In a nationwide first, the Coast Guard has deployed 25 virtual aids to navigation in San Francisco Bay. These electronic aids to navigation (eATON) will be used "to augment existing physical aids and mark unique and potentially hazardous navigation features in the San Francisco Bay Area." Since they are virtual aids to nav only, you can't see them except on an electronic chart or AIS display. The locations of each of the vital buoys are broadcast over the Coast Guard's Nationwide Automatic Identification System (NAIS) for display on ships’ electronic charting systems and radars. According to the Coast Guard, "…not all vessels are equipped to display the new eATON, the Coast Guard is targeting early adopters of this new technology for testing and evaluation."

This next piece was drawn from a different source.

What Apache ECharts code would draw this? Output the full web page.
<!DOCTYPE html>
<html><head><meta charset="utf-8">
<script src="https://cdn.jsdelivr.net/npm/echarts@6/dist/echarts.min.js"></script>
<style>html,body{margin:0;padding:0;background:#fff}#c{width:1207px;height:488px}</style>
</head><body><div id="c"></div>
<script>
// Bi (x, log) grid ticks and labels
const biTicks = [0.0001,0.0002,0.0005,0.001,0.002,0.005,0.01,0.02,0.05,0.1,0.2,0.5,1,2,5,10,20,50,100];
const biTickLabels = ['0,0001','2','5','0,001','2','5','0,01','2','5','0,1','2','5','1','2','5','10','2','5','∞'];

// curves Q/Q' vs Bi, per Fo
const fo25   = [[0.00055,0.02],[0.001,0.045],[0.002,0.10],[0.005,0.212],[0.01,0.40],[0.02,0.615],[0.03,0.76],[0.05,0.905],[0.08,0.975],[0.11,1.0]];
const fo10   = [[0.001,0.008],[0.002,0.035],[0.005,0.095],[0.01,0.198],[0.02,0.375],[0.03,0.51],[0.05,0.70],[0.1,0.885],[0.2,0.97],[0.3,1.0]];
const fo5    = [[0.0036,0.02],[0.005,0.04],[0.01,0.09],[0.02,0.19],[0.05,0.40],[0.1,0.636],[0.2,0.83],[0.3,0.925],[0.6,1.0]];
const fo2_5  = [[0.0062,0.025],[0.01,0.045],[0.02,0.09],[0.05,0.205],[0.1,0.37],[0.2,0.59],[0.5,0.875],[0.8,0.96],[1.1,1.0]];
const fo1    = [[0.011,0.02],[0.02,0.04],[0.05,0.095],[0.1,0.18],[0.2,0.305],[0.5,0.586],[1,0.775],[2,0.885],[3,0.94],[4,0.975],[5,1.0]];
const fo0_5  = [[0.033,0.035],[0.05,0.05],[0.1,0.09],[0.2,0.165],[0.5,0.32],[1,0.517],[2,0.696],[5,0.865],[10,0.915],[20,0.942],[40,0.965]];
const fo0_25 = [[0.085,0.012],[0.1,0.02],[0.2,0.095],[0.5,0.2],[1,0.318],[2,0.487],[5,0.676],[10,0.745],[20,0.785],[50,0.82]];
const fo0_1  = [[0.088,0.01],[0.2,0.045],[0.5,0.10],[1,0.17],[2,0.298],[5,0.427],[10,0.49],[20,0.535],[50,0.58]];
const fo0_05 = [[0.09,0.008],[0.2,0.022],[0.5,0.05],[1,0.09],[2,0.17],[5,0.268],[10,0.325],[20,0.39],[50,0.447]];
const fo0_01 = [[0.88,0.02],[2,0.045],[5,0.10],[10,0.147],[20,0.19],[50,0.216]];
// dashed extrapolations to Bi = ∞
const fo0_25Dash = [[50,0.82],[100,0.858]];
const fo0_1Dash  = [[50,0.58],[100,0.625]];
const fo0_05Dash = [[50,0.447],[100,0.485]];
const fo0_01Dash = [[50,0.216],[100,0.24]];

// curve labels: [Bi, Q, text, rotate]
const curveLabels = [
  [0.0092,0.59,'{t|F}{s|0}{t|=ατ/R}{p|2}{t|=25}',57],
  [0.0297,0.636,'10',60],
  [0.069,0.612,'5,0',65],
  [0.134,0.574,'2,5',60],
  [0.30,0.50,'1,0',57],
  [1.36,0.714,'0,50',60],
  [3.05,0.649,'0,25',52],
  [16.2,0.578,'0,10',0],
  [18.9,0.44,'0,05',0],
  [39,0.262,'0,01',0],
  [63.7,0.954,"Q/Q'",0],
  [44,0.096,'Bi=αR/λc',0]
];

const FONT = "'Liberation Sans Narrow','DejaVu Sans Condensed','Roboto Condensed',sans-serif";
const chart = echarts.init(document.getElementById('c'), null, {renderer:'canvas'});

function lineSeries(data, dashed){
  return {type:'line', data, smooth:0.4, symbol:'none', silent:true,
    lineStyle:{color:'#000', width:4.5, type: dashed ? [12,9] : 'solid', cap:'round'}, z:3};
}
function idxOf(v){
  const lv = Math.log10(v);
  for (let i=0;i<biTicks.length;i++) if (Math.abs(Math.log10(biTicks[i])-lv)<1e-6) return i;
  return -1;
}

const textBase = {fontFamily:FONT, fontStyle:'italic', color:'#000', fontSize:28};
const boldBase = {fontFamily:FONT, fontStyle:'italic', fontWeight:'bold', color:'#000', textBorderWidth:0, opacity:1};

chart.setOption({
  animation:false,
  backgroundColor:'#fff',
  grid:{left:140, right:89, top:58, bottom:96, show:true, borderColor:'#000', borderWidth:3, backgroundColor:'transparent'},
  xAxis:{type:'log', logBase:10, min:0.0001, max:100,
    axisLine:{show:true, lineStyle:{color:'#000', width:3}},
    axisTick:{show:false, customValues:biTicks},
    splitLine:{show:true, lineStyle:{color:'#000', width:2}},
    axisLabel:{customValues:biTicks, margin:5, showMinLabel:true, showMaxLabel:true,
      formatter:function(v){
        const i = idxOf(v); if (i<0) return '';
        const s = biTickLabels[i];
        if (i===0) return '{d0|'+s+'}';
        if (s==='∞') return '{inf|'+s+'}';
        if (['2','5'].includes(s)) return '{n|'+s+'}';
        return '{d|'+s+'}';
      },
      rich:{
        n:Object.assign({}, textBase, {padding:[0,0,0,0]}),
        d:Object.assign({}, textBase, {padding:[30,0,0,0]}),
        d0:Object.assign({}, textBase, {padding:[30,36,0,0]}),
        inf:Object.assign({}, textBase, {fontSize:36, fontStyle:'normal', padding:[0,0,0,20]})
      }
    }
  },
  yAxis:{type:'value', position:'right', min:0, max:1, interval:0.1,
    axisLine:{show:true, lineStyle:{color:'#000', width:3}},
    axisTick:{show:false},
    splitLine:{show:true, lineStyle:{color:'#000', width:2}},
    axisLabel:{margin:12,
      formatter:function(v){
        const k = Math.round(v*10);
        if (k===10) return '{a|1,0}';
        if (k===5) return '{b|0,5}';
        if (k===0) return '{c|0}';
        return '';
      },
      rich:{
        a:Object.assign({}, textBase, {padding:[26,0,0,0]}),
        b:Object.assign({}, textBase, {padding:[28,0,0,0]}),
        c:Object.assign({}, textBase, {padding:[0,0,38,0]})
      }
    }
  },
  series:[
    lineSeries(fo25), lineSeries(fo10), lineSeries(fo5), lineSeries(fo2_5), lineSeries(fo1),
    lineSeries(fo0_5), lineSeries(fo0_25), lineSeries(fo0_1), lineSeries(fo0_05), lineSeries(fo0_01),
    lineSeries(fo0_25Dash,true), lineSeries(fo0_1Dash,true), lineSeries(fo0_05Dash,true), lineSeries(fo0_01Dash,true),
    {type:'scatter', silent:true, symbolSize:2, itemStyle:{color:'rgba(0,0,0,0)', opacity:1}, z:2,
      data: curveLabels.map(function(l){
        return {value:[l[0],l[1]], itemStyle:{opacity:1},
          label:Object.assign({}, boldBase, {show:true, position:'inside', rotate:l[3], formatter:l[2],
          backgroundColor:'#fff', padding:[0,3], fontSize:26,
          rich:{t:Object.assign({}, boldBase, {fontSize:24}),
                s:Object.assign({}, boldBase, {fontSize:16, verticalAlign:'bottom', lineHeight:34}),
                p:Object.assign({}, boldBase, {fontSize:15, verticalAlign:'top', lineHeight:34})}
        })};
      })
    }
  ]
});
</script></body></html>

These eATON are set up to "mark reporting points in the offshore traffic separation scheme approaches to San Francisco: the 'SF' buoy which serves as the San Francisco bar pilot embarkation point, and Mile Rocks Light and Harding Rock buoy, which mark a critical turn point for ships in the Central Bay."
Five more eATONs are used to indicate the bridge towers on the western span of the San Francisco-Oakland Bay Bridge.
Makes one wonder if the Coast Guard used a "virtual buoy tender" to set the new marks. Maybe the captain had an Occulus Rift virtual reality headset and the deckhands set the buoys with game controllers?